Samsung heir facing charges of bribery
48-year-old vice-chairman accused of paying $36M to gain political favours
SEOUL, SOUTH KOREA— The de facto leader of Samsung, Lee Jae-yong, was arrested Friday on bribery charges, a dramatic turn in South Korea’s decades-old struggle to end collusive ties between the government and powerful family-controlled conglomerates.
Lee, the vice-chairman of Samsung, one of the world’s largest conglomerates, was taken to a jail outside Seoul soon after a judge at the Seoul Central District Court issued an arrest warrant early Friday.
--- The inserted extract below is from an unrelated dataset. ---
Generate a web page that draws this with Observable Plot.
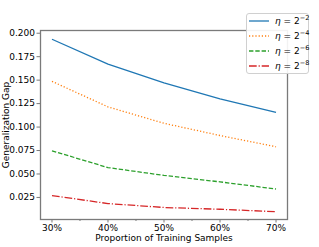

Lee, 48, was accused of paying $36 million (U.S.) in bribes to President Park Geun-hye’s secretive confidante, Choi Soon-sil, in return for political favours from Park, like government support for a merger of two Samsung affiliates in 2015 that helped Lee inherit corporate control from his incapacitated father, chairman Lee Kun-hee.
Lee Jae-yong is the first head of Samsung, a symbol of power and wealth in South Korea, to face corruption charges. Other charges against him include embezzlement, illegal transfer of property abroad and committing perjury during a parliamentary hearing.
Analysts say his case is a litmus test of whether the country’s relatively youthful democracy and judicial system are ready to crack down on the white-collar crimes of family-owned conglomerates, or chaebol, among which Samsung is the biggest and most profitable.
His arrest is also a hard-won victory for the special prosecutor, Park Young-soo, who has been struggling to establish a bribery case against Lee and Park Geun-hye.
Lee, who also goes by the name Jay Y. Lee in the West, had survived the prosecutor’s first attempt to arrest him last month, when a court in Seoul ruled that there was not enough evidence of bribery. But investigators have since collected what they called more incriminating evidence and again asked the court for an arrest warrant.